Interest rates could be cut as soon as February, Goldman Sachs predicted, even as a Bank of England official warned that they would have to stay higher for longer.
Economists at the Wall Street bank believe that if the UK falls into recession, the first cut could come in the first quarter of next year – although they see August as a more likely scenario.
But Megan Greene, a hawkish member of the Bank of England’s Monetary Policy Committee (MPC), who has voted for rate increases in all three meetings she has attended, said financial markets globally ‘haven’t really clocked’ that rates will need to remain ‘restrictive’ for some time.
Warning: Megan Greene (pictured), a hawkish member of the Monetary Policy Committee, said markets ‘haven’t really clocked’ that rates will need to remain ‘restrictive’
Greene, pictured, told Bloomberg TV that while it was ‘good news’ that figures this week showed UK inflation falling sharply, it would be a ‘tougher slog’ to bring it down to the Bank’s 2 per cent target.
The comments underline the gulf between the rhetoric coming out of Threadneedle Street and bets by traders that rates will start to fall from the spring or summer of next year.
Goldman Sachs said the most likely outcome, with a probability of 30 per cent, was that the first cut from 5.25 per cent to 5 per cent would come in August and a second to 4.75 per cent by the end of the year.
‘That said, earlier cuts are possible if the economy turns out weaker than expected,’ the bank’s economists said.
Its research note said there was a 15 per cent likelihood of a ‘full recession’ resulting in a rate cut to 5 per cent in the first quarter – meaning February or March.
Rates would then fall rapidly to 3.5 per cent by the end of the year.
Current betting on financial markets is for the first rate cut to come in June.
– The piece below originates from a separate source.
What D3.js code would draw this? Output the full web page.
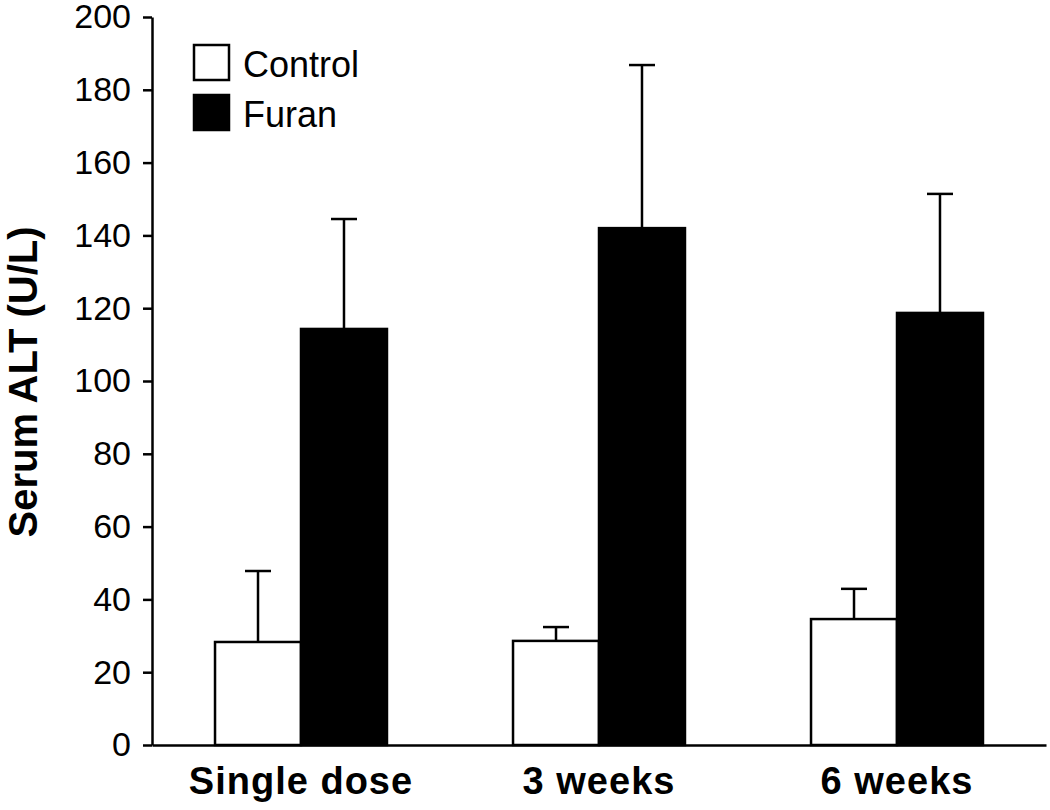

Those hopes have been buoyed by figures this week showing a sharp fall in inflation from 6.7 per cent in September to 4.6 per cent in October.
But Bank of England governor Andrew Bailey has insisted that it is too early to be talking about rate cuts.
> When will interest rates fall? Latest forecasts from the market and analysts
And Greene’s comments – the first from a member of the MPC since this week’s inflation figures were published – suggest that some rate-setters continue to hold that view.
She said there were still ‘reasons to worry about the persistence of inflation in the UK’ because – when the impact of energy prices was stripped out – it was looking hard to budge while wage growth was also still very strong.
Greene explained: ‘If we have an economy with fairly low productivity growth and really high wage growth, it’s going to be hard to hit the target.
‘We will – but that’s a worry about persistence as well.’
Warning that interest rates may need to remain ‘restrictive for longer’, she added: ‘Markets globally haven’t really clocked on to this and so there is aggressive pricing for cuts – in the US, for example. You’re also seeing it in the eurozone.
‘The world’s going to look a little bit different once the dust all settles than it did before the pandemic, and it suggests we might need to be restrictive for longer.’
She insisted she was ‘not thinking about cuts at the moment’, and said: ‘Going from 10 per cent inflation to 5 per cent inflation was always going to be easier than going from 5 to 2 per cent.
‘The dramatic drop we saw in October is not really a surprise to anyone given the energy price cap. We won’t be able to rely on that going forward, so I think it will be a slightly tougher slog.’